The cases outlined here highlight the absence of items after restitution and the question of how to deal with this issue – and such cases are by no means uncommon. In fact, conscious engagement with such absences has increased as a result of heightened interest in provenance research. If what Foreign Minister Annalena Baerbock said proves to be true that the signing of the political statement on the return of the Benin bronzes on 1 July 2022 is only the beginning, the number of empty spaces in German collections will increase in the future and the question of how to deal with this issue will become increasingly relevant. In the context of Nazi-looted property, too, the gaps left as a result of restitutions have long ceased to be isolated instances. In addition there are the gaps caused by the National Socialists’ “Degenerate Art” campaign and by losses and transfers that occurred as a result of the Second World War. There are fundamental differences between these constellations, however, and this is precisely the challenge that curators face today: how can a historically complex set of circumstances be exhibited in a museum when the item concerned is absent?

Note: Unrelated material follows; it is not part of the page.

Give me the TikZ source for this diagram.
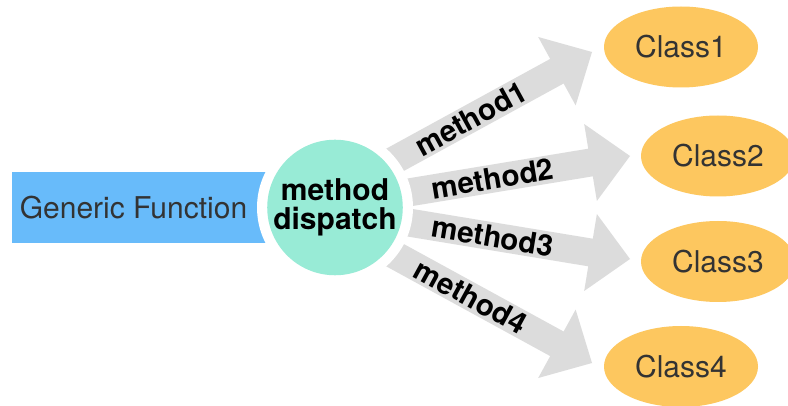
\documentclass[tikz,border=0pt]{standalone}
\usepackage{fontspec}
\setmainfont{TeX Gyre Heros}
\usetikzlibrary{calc,shapes.geometric}

\definecolor{gfblue}{HTML}{68BBFA}
\definecolor{hubteal}{HTML}{98EBD6}
\definecolor{arrowgray}{HTML}{DCDCDC}
\definecolor{classorange}{HTML}{FDC75F}
\definecolor{darktext}{HTML}{333333}

% block arrow from base centre #1 to tip #2
\newcommand\grayarrow[2]{%
  \coordinate (ga-b) at ($(#1)!-30pt!(#2)$);
  \coordinate (ga-h) at ($(#2)!40pt!(#1)$);
  \fill[arrowgray]
    ($(ga-b)!14pt!90:(#2)$) -- ($(ga-h)!14pt!90:(#2)$) --
    ($(ga-h)!39pt!90:(#2)$) -- (#2) --
    ($(ga-h)!39pt!-90:(#2)$) -- ($(ga-h)!14pt!-90:(#2)$) --
    ($(ga-b)!14pt!-90:(#2)$) -- cycle;
}

\begin{document}
\begin{tikzpicture}[x=1pt,y=-1pt,
  hub/.style={circle, fill=hubteal, minimum size=135pt, inner sep=0pt,
    align=center, font=\fontsize{30}{29}\selectfont\bfseries},
  classnode/.style={ellipse, fill=classorange, minimum width=154pt,
    minimum height=81pt, inner sep=0pt, text=darktext,
    font=\fontsize{30}{31}\selectfont},
  lbl/.style={sloped, font=\fontsize{29.5}{31}\selectfont\bfseries, inner sep=0pt},
]
\clip (0,0) rectangle (788,406);
\fill[white] (0,0) rectangle (788,406);

\coordinate (hubc) at (335,207.5);

% Generic Function band
\fill[gfblue] (12,172) rectangle (300,243);
\node[text=darktext, font=\fontsize{30}{31}\selectfont] (gf) at (133.5,207.5) {Generic Function};

% arrow base centres and tips
\coordinate (s1) at (396.5,159);   \coordinate (t1) at (592,52);
\coordinate (s2) at (408.5,192.5); \coordinate (t2) at (630,156);
\coordinate (s3) at (408.5,222.5); \coordinate (t3) at (630,259);
\coordinate (s4) at (396.5,256);   \coordinate (t4) at (592,363);

\grayarrow{s1}{t1}
\grayarrow{s2}{t2}
\grayarrow{s3}{t3}
\grayarrow{s4}{t4}

% white ring separating the hub from band and arrows
\fill[white] (hubc) circle (78pt);
\node[hub] (disp) at (hubc) {method\\dispatch};

% arrow labels
\path (s1) -- (t1) node[lbl, pos=0.38] (m1) {method1};
\path (s2) -- (t2) node[lbl, pos=0.38] (m2) {method2};
\path (s3) -- (t3) node[lbl, pos=0.38] (m3) {method3};
\path (s4) -- (t4) node[lbl, pos=0.38] (m4) {method4};

% classes
\node[classnode] (c1) at (681,47)    {Class1};
\node[classnode] (c2) at (718,156)   {Class2};
\node[classnode] (c3) at (718,261.5) {Class3};
\node[classnode] (c4) at (681,366.5) {Class4};
\end{tikzpicture}
\end{document}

And given that this very absence is key to the narrative of the exhibition, how is it possible to showcase physical non-presence as a repository of remembrance, and what message can this convey?

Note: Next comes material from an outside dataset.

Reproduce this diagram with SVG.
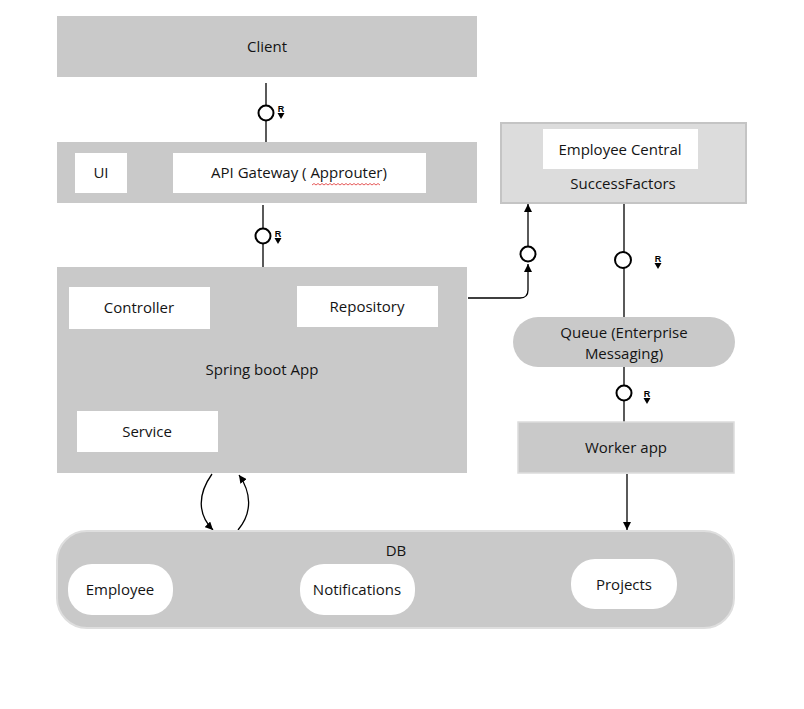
<svg xmlns="http://www.w3.org/2000/svg" width="804" height="709" viewBox="0 0 804 709">
  <defs>
    <style>
      .box { fill: #c9c9c9; }
      .inner { fill: #ffffff; }
      .lbl { font-family: "Open Sans", "Liberation Sans", sans-serif; font-size: 15px; fill: #141414; text-anchor: middle; }
      .wire { fill: none; stroke: #000; stroke-width: 1.3; }
      .port { fill: #fff; stroke: #000; stroke-width: 2; }
      .rtag { font-family: "Liberation Sans", Arial, sans-serif; font-size: 9px; font-weight: bold; fill: #000; text-anchor: middle; }
    </style>
    <marker id="arrow" viewBox="0 0 10 10" refX="10" refY="5" markerWidth="8" markerHeight="8" markerUnits="userSpaceOnUse" orient="auto">
      <path d="M0,0 L10,5 L0,10 Z" fill="#000"/>
    </marker>
    <!-- request-direction tag: small R with a down-pointing head -->
    <g id="rdir">
      <text class="rtag" x="0" y="0">R</text>
      <path d="M-3.5,1 H3.5 L0,7 Z" fill="#000"/>
    </g>
  </defs>

  <rect width="804" height="709" fill="#ffffff"/>

  <!-- connectors -->
  <g id="connectors">
    <!-- Client to gateway -->
    <line class="wire" x1="266" y1="83" x2="266" y2="142"/>
    <circle class="port" cx="266" cy="113" r="7.5"/>
    <use href="#rdir" x="281" y="112"/>

    <!-- gateway to Spring boot -->
    <line class="wire" x1="263" y1="205" x2="263" y2="267"/>
    <circle class="port" cx="263" cy="236" r="7.5"/>
    <use href="#rdir" x="278" y="237"/>

    <!-- Repository to SuccessFactors -->
    <path class="wire" d="M468,298 H520 Q528,298 528,290 V264" marker-end="url(#arrow)"/>
    <circle class="port" cx="528" cy="254" r="7.5"/>
    <line class="wire" x1="528" y1="246" x2="528" y2="204" marker-end="url(#arrow)"/>

    <!-- SuccessFactors to Queue -->
    <line class="wire" x1="624" y1="204" x2="624" y2="317"/>
    <circle class="port" cx="623" cy="260" r="8"/>
    <use href="#rdir" x="658" y="262"/>

    <!-- Queue to Worker app -->
    <line class="wire" x1="624" y1="367" x2="624" y2="422"/>
    <circle class="port" cx="624" cy="393" r="7.5"/>
    <use href="#rdir" x="647" y="397"/>

    <!-- Worker app to DB -->
    <line class="wire" x1="627" y1="474" x2="627" y2="530" marker-end="url(#arrow)"/>

    <!-- Spring boot <-> DB -->
    <path class="wire" d="M212,474 C197,495 198,515 213,530" marker-end="url(#arrow)"/>
    <path class="wire" d="M238,530 C253,512 251,492 239,475" marker-end="url(#arrow)"/>
  </g>

  <!-- Client -->
  <g id="client">
    <rect class="box" x="57" y="16" width="420" height="61"/>
    <text class="lbl" x="267" y="52">Client</text>
  </g>

  <!-- UI / API Gateway layer -->
  <g id="gateway-layer">
    <rect class="box" x="57" y="142" width="420" height="61"/>
    <g id="ui">
      <rect class="inner" x="75" y="153" width="52" height="40"/>
      <text class="lbl" x="101" y="178">UI</text>
    </g>
    <g id="api-gateway">
      <rect class="inner" x="173" y="153" width="253" height="40"/>
      <text class="lbl" x="299" y="178">API Gateway ( Approuter)</text>
      <path d="M312,185 l2,-1.5 l2,1.5 l2,-1.5 l2,1.5 l2,-1.5 l2,1.5 l2,-1.5 l2,1.5 l2,-1.5 l2,1.5 l2,-1.5 l2,1.5 l2,-1.5 l2,1.5 l2,-1.5 l2,1.5 l2,-1.5 l2,1.5 l2,-1.5 l2,1.5 l2,-1.5 l2,1.5 l2,-1.5 l2,1.5 l2,-1.5 l2,1.5 l2,-1.5 l2,1.5 l2,-1.5 l2,1.5 l2,-1.5 l2,1.5 l2,-1.5 l2,1.5" fill="none" stroke="#e03030" stroke-width="0.8"/>
    </g>
  </g>

  <!-- SuccessFactors -->
  <g id="successfactors">
    <rect x="501" y="123" width="245" height="80" fill="#dcdcdc" stroke="#c4c4c4" stroke-width="2"/>
    <g id="employee-central">
      <rect class="inner" x="543" y="129" width="155" height="40"/>
      <text class="lbl" x="620" y="155">Employee Central</text>
    </g>
    <text class="lbl" x="623" y="189">SuccessFactors</text>
  </g>

  <!-- Spring boot App -->
  <g id="spring-boot-app">
    <rect class="box" x="57" y="267" width="410" height="206"/>
    <g id="controller">
      <rect class="inner" x="69" y="287" width="141" height="42"/>
      <text class="lbl" x="139" y="313">Controller</text>
    </g>
    <g id="repository">
      <rect class="inner" x="297" y="286" width="141" height="41"/>
      <text class="lbl" x="367" y="312">Repository</text>
    </g>
    <text class="lbl" x="262" y="375">Spring boot App</text>
    <g id="service">
      <rect class="inner" x="77" y="411" width="141" height="41"/>
      <text class="lbl" x="147" y="437">Service</text>
    </g>
  </g>

  <!-- Queue -->
  <g id="queue">
    <rect class="box" x="513" y="317" width="222" height="50" rx="25" ry="25"/>
    <text class="lbl" x="624" y="338">Queue (Enterprise</text>
    <text class="lbl" x="624" y="359">Messaging)</text>
  </g>

  <!-- Worker app -->
  <g id="worker-app">
    <rect class="box" x="518" y="422" width="216" height="51" stroke="#dcdcdc" stroke-width="1.5"/>
    <text class="lbl" x="626" y="453">Worker app</text>
  </g>

  <!-- DB -->
  <g id="db">
    <rect class="box" x="57" y="531" width="677" height="97" rx="30" ry="30" stroke="#dedede" stroke-width="2"/>
    <text class="lbl" x="396" y="556">DB</text>
    <g id="employee">
      <rect class="inner" x="68" y="564" width="105" height="51" rx="24" ry="24"/>
      <text class="lbl" x="120" y="595">Employee</text>
    </g>
    <g id="notifications">
      <rect class="inner" x="300" y="564" width="115" height="51" rx="24" ry="24"/>
      <text class="lbl" x="357" y="595">Notifications</text>
    </g>
    <g id="projects">
      <rect class="inner" x="571" y="559" width="106" height="50" rx="24" ry="24"/>
      <text class="lbl" x="624" y="590">Projects</text>
    </g>
  </g>
</svg>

In the rooms of Galerie Belvedere in Vienna, the empty space left by the restituted Klimt painting was filled with another exhibit. In the Dresden State Art Collections, by contrast, the decision was made to highlight the presence/absence of the Benin bronzes in the exhibition space by making this a deliberate theme: after the objects from the Benin collection had been moved to the depot, works from the series At the Threshold – also developed by Emeka Ogboh – were interposed in the Dresden and Leipzig collection presentations so as to raise awareness of the debate.

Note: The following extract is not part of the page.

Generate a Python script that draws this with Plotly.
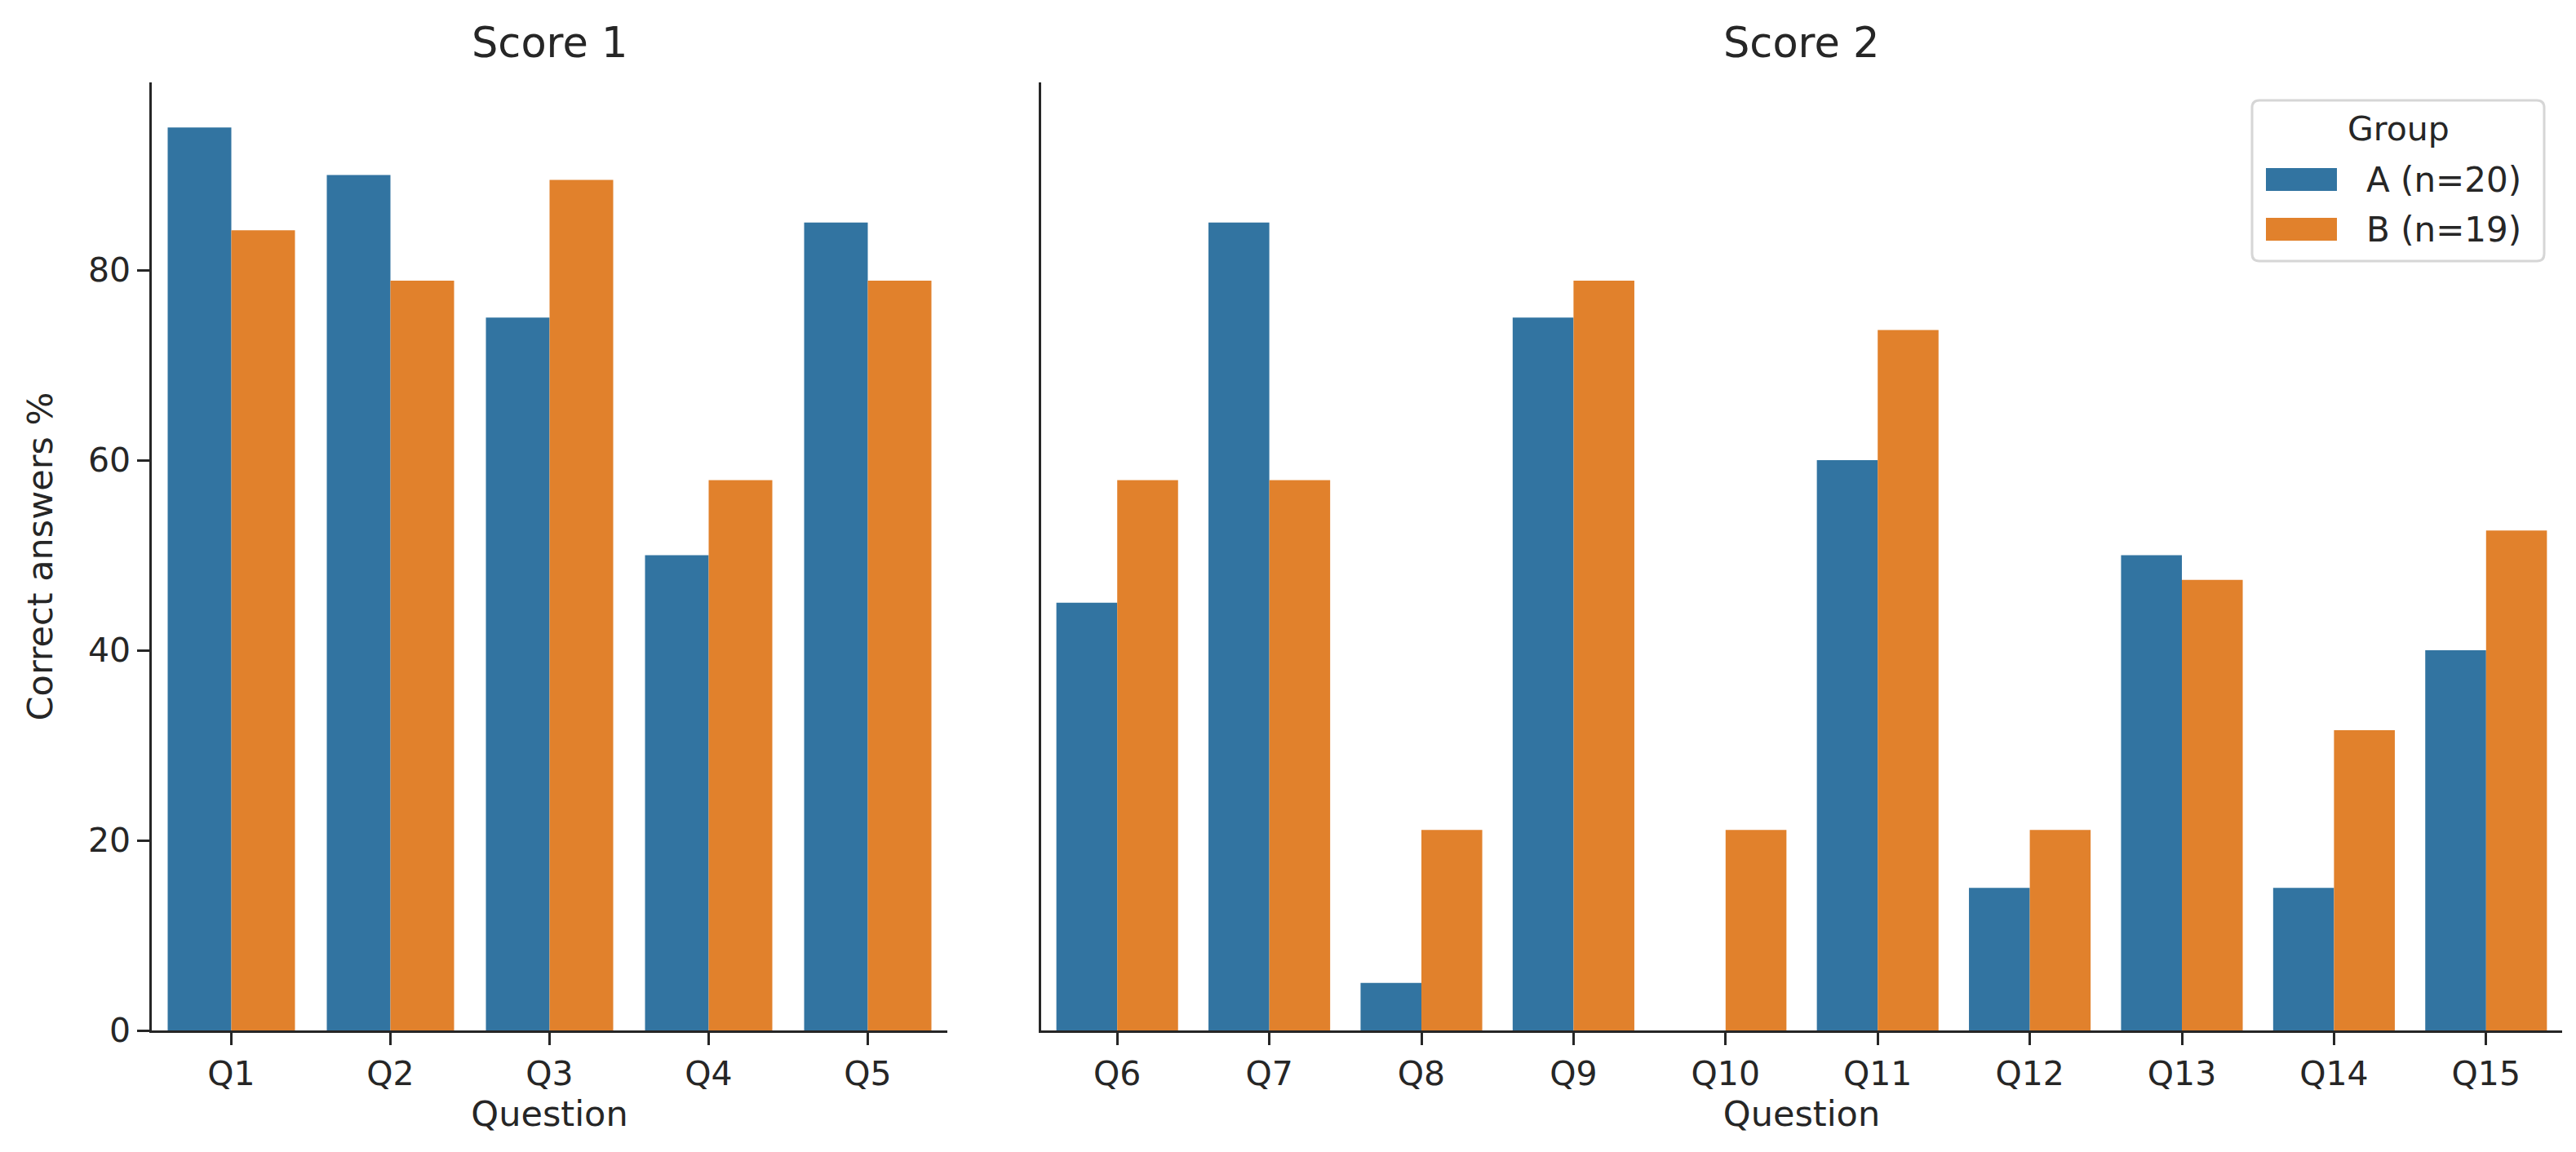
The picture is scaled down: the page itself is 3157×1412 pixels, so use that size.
import plotly.graph_objects as go

questions_1 = ["Q1", "Q2", "Q3", "Q4", "Q5"]
questions_2 = ["Q6", "Q7", "Q8", "Q9", "Q10", "Q11", "Q12", "Q13", "Q14", "Q15"]
group_a_1 = [95, 90, 75, 50, 85]
group_b_1 = [84.2, 78.9, 89.5, 57.9, 78.9]
group_a_2 = [45, 85, 5, 75, 0, 60, 15, 50, 15, 40]
group_b_2 = [57.9, 57.9, 21.1, 78.9, 21.1, 73.7, 21.1, 47.4, 31.6, 52.6]
group_names = ["A (n=20)", "B (n=19)"]
legend_title = "Group"
colors = ["#3274A1", "#E1812C"]
y_ticks = [0, 20, 40, 60, 80]

W, H = 3157, 1412
L, R, T, B = 178, 3157 - 3132, 93, 1412 - 1255
pw = W - L - R
ph = H - T - B
BOTTOM = H - B

FONT = "DejaVu Sans"
TXT = "#262626"


def px(x):
    return (x - L) / pw


def py(y):
    return (BOTTOM - y) / ph


fig = go.Figure()
fig.add_trace(go.Bar(x=questions_1, y=group_a_1, name=group_names[0], marker_color=colors[0],
                     marker_line_width=0, showlegend=False, xaxis="x", yaxis="y"))
fig.add_trace(go.Bar(x=questions_1, y=group_b_1, name=group_names[1], marker_color=colors[1],
                     marker_line_width=0, showlegend=False, xaxis="x", yaxis="y"))
fig.add_trace(go.Bar(x=questions_2, y=group_a_2, name=group_names[0], marker_color=colors[0],
                     marker_line_width=0, showlegend=False, xaxis="x2", yaxis="y2"))
fig.add_trace(go.Bar(x=questions_2, y=group_b_2, name=group_names[1], marker_color=colors[1],
                     marker_line_width=0, showlegend=False, xaxis="x2", yaxis="y2"))

d1 = [0, px(1153)]
d2 = [px(1268), 1]

axis_common = dict(showline=True, linecolor=TXT, linewidth=2.5, ticks="outside",
                   ticklen=15, tickwidth=2.5, tickcolor=TXT, showgrid=False, zeroline=False,
                   tickfont=dict(size=41, color=TXT, family=FONT),
                   title_font=dict(size=43, color=TXT, family=FONT))

# custom legend (box, title, swatches, labels)
bx0, bx1, by0, by1, rad = 2752, 3110, 115, 312, 9
path = (f"M {px(bx0 + rad)},{py(by0)} L {px(bx1 - rad)},{py(by0)} "
        f"Q {px(bx1)},{py(by0)} {px(bx1)},{py(by0 + rad)} "
        f"L {px(bx1)},{py(by1 - rad)} Q {px(bx1)},{py(by1)} {px(bx1 - rad)},{py(by1)} "
        f"L {px(bx0 + rad)},{py(by1)} Q {px(bx0)},{py(by1)} {px(bx0)},{py(by1 - rad)} "
        f"L {px(bx0)},{py(by0 + rad)} Q {px(bx0)},{py(by0)} {px(bx0 + rad)},{py(by0)} Z")
shapes = [dict(type="path", xref="paper", yref="paper", path=path,
               line=dict(color="#D6D6D6", width=3), fillcolor="rgba(255,255,255,0.8)", layer="above")]
annotations = [
    dict(text=legend_title, x=px((bx0 + bx1) / 2), y=py(150), xref="paper", yref="paper",
         showarrow=False, xanchor="center", yanchor="middle", font=dict(size=41, family=FONT, color=TXT)),
]
for i, (name, col) in enumerate(zip(group_names, colors)):
    cy = 212 + i * 61
    shapes.append(dict(type="rect", xref="paper", yref="paper", x0=px(2769), x1=px(2856),
                       y0=py(cy - 14), y1=py(cy + 14), fillcolor=col, line_width=0, layer="above"))
    annotations.append(dict(text=name, x=px(2890), y=py(cy), xref="paper", yref="paper",
                            showarrow=False, xanchor="left", yanchor="middle",
                            font=dict(size=42, family=FONT, color=TXT)))

for d, label in ((d1, "Score 1"), (d2, "Score 2")):
    annotations.append(dict(text=label, x=(d[0] + d[1]) / 2, y=1 + (T - 45) / ph, xref="paper",
                            yref="paper", showarrow=False, xanchor="center", yanchor="middle",
                            font=dict(size=51, family=FONT, color=TXT)))

fig.update_layout(
    width=W, height=H,
    margin=dict(l=L, r=R, t=T, b=B),
    paper_bgcolor="white", plot_bgcolor="white",
    font=dict(family=FONT, color=TXT),
    barmode="group", bargap=0.2, bargroupgap=0,
    showlegend=False,
    xaxis=dict(domain=d1, anchor="y", type="category", range=[-0.5, 4.5],
               title=dict(text="Question", standoff=5), **axis_common),
    xaxis2=dict(domain=d2, anchor="y2", type="category", range=[-0.5, 9.5],
                title=dict(text="Question", standoff=5), **axis_common),
    yaxis=dict(domain=[0, 1], anchor="x", range=[0, 99.75], tickvals=y_ticks,
               title=dict(text="Correct answers %", standoff=30), **axis_common),
    yaxis2=dict(domain=[0, 1], anchor="x2", range=[0, 99.75], showline=True,
                linecolor=TXT, linewidth=2.5, ticks="", showticklabels=False,
                showgrid=False, zeroline=False),
    shapes=shapes,
    annotations=annotations,
)

fig.write_html("out.html")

Other contemporary artists such as Lisl Ponger (Horror Vacui, 2008), Simon Schubert (Das Brandzimmer, 2018) and Christian Jankowski (Leihgabe, 2017) take up the theme of absence, too: works are created that do not replace what is absent but reflect on the absence and build a bridge between the past and the present. Other curatorial options including displaying an empty frame to indicate a missing painting (Städel Museum Frankfurt/M. 2019/20), putting up a square wall marker in place of a drawing (Dresden State Art Collections, Residenzschloss, 2018/19), and using an empty display case to act as a reference to an absent object (MARKK Hamburg, 2023). In addition to reproductions, technical aids are also frequently used. The spectrum here includes a light projection at Hamburger Kunsthalle (2013), light boxes at Kunststammlung Gera (2011) and a VR installation at Kunstmuseum Moritzburg (2019).

Yet presentation techniques alone are not sufficient to convey the diverse and often complex background to a missing item. Other forms of communication have a key role to play here, too, providing context, identification and explanation. Features such as wall texts, audio guides and media stations can be used to indicate the whereabouts of missing items, convey ambiguities and gaps in knowledge, or provide insights into areas of museum work which normally remain hidden from the public.

Museums are defined by their collections, and every gap in a collection is a reference to history – not least to the history of the institution itself. As a place that conveys socially relevant content and promotes historical education, a museum is subject to constant change, as is the practice of exhibiting. More than anything else, the presentation of gaps offers the opportunity to stimulate discussion about responsibility, remembrance, restitution and the role of cultural property in our society. Perhaps the future will reveal other ways in which absence and its testimony can be integrated and visualised as a repository of memory in exhibitions so that the latter can act as an interface between past, present and future.

The author is a doctoral student at the Technical University of Dresden and a Fellow of the Hans Böckler Foundation. She conducts research into the absence of cultural artefacts in today’s collections as a result of colonialism and National Socialism and pursues the question of how different types of absence can be successfully presented in exhibitions.